Melody’s day job at Voice of America Persian News Network was to provide translation and voice-over services, reading copy already approved by the editor and occasionally giving the technical production crew a helping hand. One of her bosses, Joy Wagner, loved working with Melody and believed she was by far the best translator in the Persian Service. Ms. Wagner saw Melody as a “team player,” who “NEVER causes problems and is always cooperative and willing to help.” The perfect civil servant!
Joy Wagner was mistaken, in a way. As it turned out, Melody would be nothing but trouble to the VOA because when she went home from her job as the obliging civil servant she suddenly transformed into one of the most creative, rebellious and beloved music celebrities of the large Persian diaspora community. Melody Navab-Safavi happens to be one of the founders of the legendary Abjeez (Sisters) band.
In 2007, while the death toll from the Iraq war continued to rise, the Abjeez produced a music video (see above) that eviscerated President Geroge Bush’s claim that the war was being fought to bring democracy to the Iraqis. The timing couldn’t have been more terrible for Melody because the Abjeez video reached the eyes and ears of pro Iraq War Senator Tom Coburn just when concerns had been raised that the VOA staff were anti-American. Coburn led an attack against those responsible for the video. To complicate matters further, Congress had been asked to cough up an extra $50 million for VOA PNN broadcasts. You can’t beg for money and offend Congress at the same time. Some gesture of submissiveness had to be made. So the director of VOA at the time, Sheila Gandji called Saman Arababi, the producer of the video (and Melody’s husband at the time) into the office to explain that the management “did not want a scandal on its hands.” Arbabi was asked to resign and he refused, but Melody’s contract with VOA was cancelled.
Exit stage right.
Melody sued The Broadcasting Board of Governors—which oversees VOA-- for firing her. Suddenly her “upbeat attitude, radiant smile and team spirit” which made her a “pleasure to be around,” would cease to be assets to the organization because such laudatory remarks from her supervisors as to “acumen, intelligence, thoroughness and honesty” would appear in the court documents, strengthening her case against VOA for violating her constitutional right to free speech--and presumably for wrongful termination. The individuals named in the lawsuit moved to have the case dismissed. She can’t sue us, they said, because government officials are shielded from liability for violation of a citizen’s constitutional rights. They thought that this escape route (called “qualified immunity” in legalese) would be the end of it, but the Court ruled that in this case there’s no “shield.” BBG officials had to face the Court, give evidence, and prove innocence against the charges, just like anyone else accused of wrongdoing.

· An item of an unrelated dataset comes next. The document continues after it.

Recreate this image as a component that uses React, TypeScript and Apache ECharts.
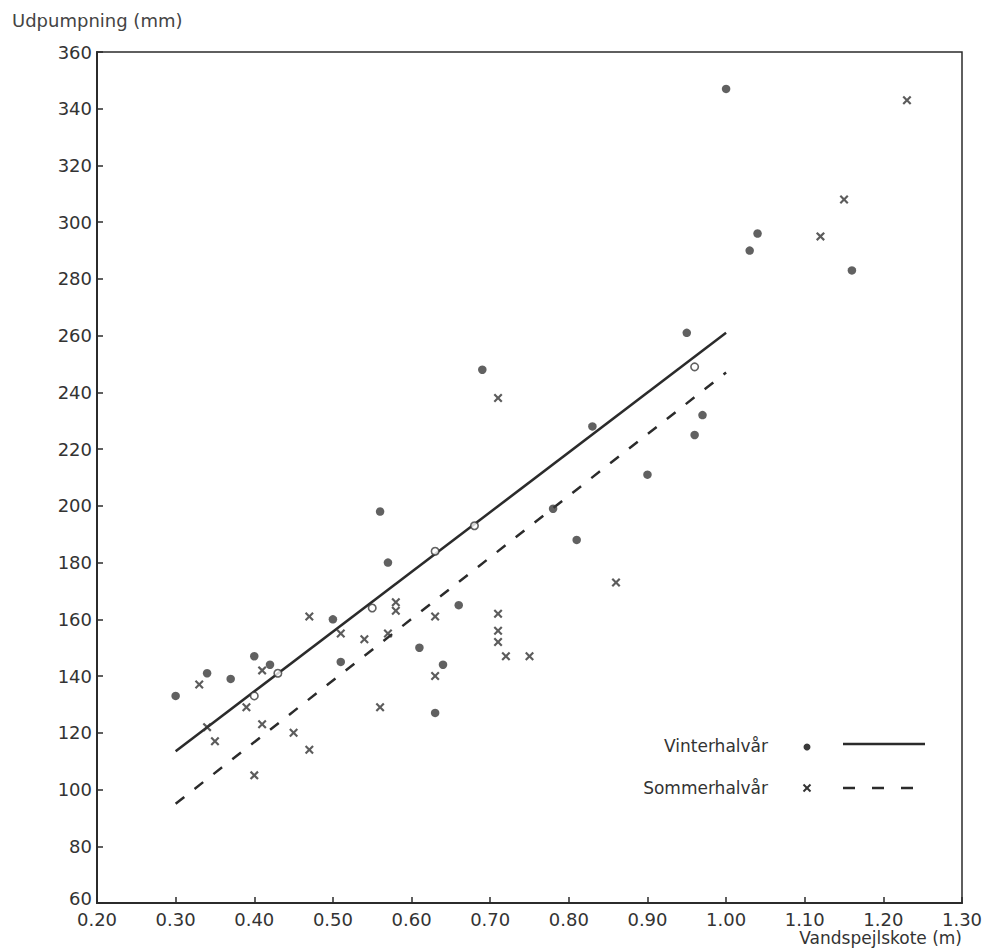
import React, { useEffect, useRef } from "react";
import * as echarts from "echarts";

// Vinterhalvår (filled dots)
const winterPoints: [number, number][] = [
  [0.30, 133], [0.34, 141], [0.37, 139], [0.40, 147], [0.42, 144],
  [0.50, 160], [0.51, 145], [0.56, 198], [0.57, 180], [0.61, 150],
  [0.64, 144], [0.63, 127], [0.66, 165], [0.69, 248], [0.78, 199],
  [0.81, 188], [0.83, 228], [0.90, 211], [0.95, 261], [0.97, 232],
  [0.96, 225], [1.00, 347], [1.03, 290], [1.04, 296], [1.16, 283],
];
// Vinterhalvår points lying on the regression line (drawn open)
const winterOnLine: [number, number][] = [
  [0.40, 133], [0.43, 141], [0.55, 164], [0.63, 184], [0.68, 193], [0.96, 249],
];
// Sommerhalvår (crosses)
const summerPoints: [number, number][] = [
  [0.33, 137], [0.34, 122], [0.35, 117], [0.39, 129], [0.41, 142],
  [0.41, 123], [0.45, 120], [0.47, 114], [0.40, 105], [0.47, 161],
  [0.51, 155], [0.54, 153], [0.57, 155], [0.58, 166], [0.58, 163],
  [0.63, 161], [0.63, 140], [0.56, 129], [0.71, 162], [0.71, 156],
  [0.71, 152], [0.72, 147], [0.75, 147], [0.71, 238], [0.86, 173],
  [1.12, 295], [1.15, 308], [1.23, 343],
];
// Regression lines (end points)
const winterLine: [number, number][] = [[0.30, 113.5], [1.00, 261]];
const summerLine: [number, number][] = [[0.30, 95], [1.00, 247]];

const xTitle = "Vandspejlskote (m)";
const yTitle = "Udpumpning (mm)";
const legendNames = ["Vinterhalvår", "Sommerhalvår"];

const INK = "#2b2b2b";
const FONT = "DejaVu Sans";
const CROSS =
  "path://M0,1.7 L1.7,0 L5,3.3 L8.3,0 L10,1.7 L6.7,5 L10,8.3 L8.3,10 L5,6.7 L1.7,10 L0,8.3 L3.3,5 Z";

export default function App() {
  const ref = useRef<HTMLDivElement>(null);
  useEffect(() => {
    if (!ref.current) return;
    const chart = echarts.init(ref.current, undefined, { renderer: "svg" });
    chart.setOption({
      animation: false,
      backgroundColor: "#ffffff",
      grid: {
        left: 97,
        top: 52,
        width: 865,
        height: 851,
        show: true,
        borderColor: INK,
        borderWidth: 1.5,
      },
      xAxis: {
        type: "value",
        min: 0.2,
        max: 1.3,
        interval: 0.1,
        axisLine: { show: true, lineStyle: { color: INK, width: 2 } },
        axisTick: { show: true, inside: true, length: 6, lineStyle: { color: INK, width: 1.5 } },
        splitLine: { show: false },
        axisLabel: {
          color: "#333",
          fontFamily: FONT,
          fontSize: 18,
          margin: 7,
          formatter: (v: number) => v.toFixed(2),
        },
      },
      yAxis: {
        type: "value",
        min: 60,
        max: 360,
        interval: 20,
        axisLine: { show: true, lineStyle: { color: INK, width: 2 } },
        axisTick: { show: true, inside: true, length: 6, lineStyle: { color: INK, width: 1.5 } },
        splitLine: { show: false },
        axisLabel: {
          color: "#333",
          fontFamily: FONT,
          fontSize: 18,
          margin: 5,
          formatter: (v: number) => (v === 60 ? `{low|${v}}` : String(v)),
          rich: {
            low: {
              color: "#333",
              fontFamily: FONT,
              fontSize: 18,
              padding: [0, 0, 9, 0],
            },
          },
        },
      },
      series: [
        {
          name: legendNames[0],
          type: "line",
          data: winterLine,
          symbol: "none",
          lineStyle: { color: INK, width: 2.5 },
          z: 2,
        },
        {
          name: legendNames[1],
          type: "line",
          data: summerLine,
          symbol: "none",
          lineStyle: { color: INK, width: 2.5, type: [11, 13] },
          z: 2,
        },
        {
          name: legendNames[0],
          type: "scatter",
          data: winterPoints,
          symbol: "circle",
          symbolSize: 8.5,
          itemStyle: { color: "#3a3a3a" },
          z: 3,
        },
        {
          name: legendNames[0],
          type: "scatter",
          data: winterOnLine,
          symbol: "circle",
          symbolSize: 7.5,
          itemStyle: { color: "#ffffff", borderColor: "#3a3a3a", borderWidth: 1.6 },
          z: 3,
        },
        {
          name: legendNames[1],
          type: "scatter",
          data: summerPoints,
          symbol: CROSS,
          symbolSize: 9,
          itemStyle: { color: "#333" },
          z: 3,
        },
      ],
      graphic: [
        {
          type: "text",
          left: 12,
          top: 11,
          style: { text: yTitle, fill: "#444", font: `18px "${FONT}"` },
        },
        {
          type: "text",
          x: 962,
          y: 938,
          style: {
            text: xTitle,
            fill: "#333",
            font: `17px "${FONT}"`,
            align: "right",
            verticalAlign: "middle",
          },
        },
        {
          type: "text",
          x: 768,
          y: 746,
          style: {
            text: legendNames[0],
            fill: "#333",
            font: `17px "${FONT}"`,
            align: "right",
            verticalAlign: "middle",
          },
        },
        {
          type: "circle",
          shape: { cx: 807, cy: 747, r: 3.5 },
          style: { fill: "#3a3a3a" },
        },
        {
          type: "line",
          shape: { x1: 843, y1: 744, x2: 925, y2: 744 },
          style: { stroke: INK, lineWidth: 2.5 },
        },
        {
          type: "text",
          x: 768,
          y: 788,
          style: {
            text: legendNames[1],
            fill: "#333",
            font: `17px "${FONT}"`,
            align: "right",
            verticalAlign: "middle",
          },
        },
        {
          type: "line",
          shape: { x1: 803.5, y1: 784.5, x2: 810.5, y2: 791.5 },
          style: { stroke: "#333", lineWidth: 2 },
        },
        {
          type: "line",
          shape: { x1: 810.5, y1: 784.5, x2: 803.5, y2: 791.5 },
          style: { stroke: "#333", lineWidth: 2 },
        },
        {
          type: "line",
          shape: { x1: 843, y1: 788, x2: 914, y2: 788 },
          style: { stroke: INK, lineWidth: 2.5, lineDash: [12, 17] },
        },
      ],
    });
    return () => chart.dispose();
  }, []);
  return (
    <div
      ref={ref}
      style={{ position: "fixed", left: 0, top: 0, width: 988, height: 950 }}
    />
  );
}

Reviewing the BBG arguments, it looks like their lawyers had been counting on the case being dismissed on the “qualified immunity” claim so that their clients would never have to face the judge. You can tell because these lawyers present a case that deserves disbarment for lack of preparedness. For example, in a seemingly desperate snatch at any defense, they claimed that the newsroom shown in the Abjeez video “spoofed” the VOA by “exactly duplicating Studio 50 of the Persian News Network, thereby creating the appearance that portions of the video were shot at a Voice of America studio.” The dry manner in which the Court rejects the notion reminded me of how the straight man in a comedy routine creates humor out of a ridiculous statement by the funny man: “The Court observes no similarity between the two studios that cannot be attributed to their common resemblance to a generic modern television news room. For example a monitor in the background…”
This left the BBG no choice but to engage in mediation with Meldoy Navab-Safavi.
Exit stage left.
Four years later, Melody is back at her job at VOA. I haven't found any public records of the agreement she reached with her employers, but based on the merits of each party’s statements, I suspect justice was served and Melody was compensated for the ordeal.
Here’s an observation and a caution.
Observation: while American soldiers fought on the Iraqi battlefield to bring a make-believe democracy to Iraq, this spirited artist fought in the American courts to preserve real democracy in America.
Caution: Melody was lucky in that her firing was mishandled from a legal point of view. It is unlikely that VOA would repeat the mistake. There are clever ways to get rid of an employee where the laws of our democracy can’t help her/him no matter how unfair the employer. In these strained times between the U.S. and Iran the simplest course of action for a VOA PNN employee is to ask herself honestly if her views are broadly in line with the policies of the United States. If you don’t know what that is, just work backwards from what the U.S. actually does. And if you don’t like what you see, do yourself and VOA a favor and get a different job. Keep in mind that government agencies aren’t like private companies where you can work your way up from the mailroom to become CEO and change what you don’t like. To have more than one vote's worth of say in U.S. policy you have to become an elected official, or chip in to help elect one that thinks like you...or make hit CD albums.
Note: The information in this writing was collected from public records, with no contact with current or past VOA employees.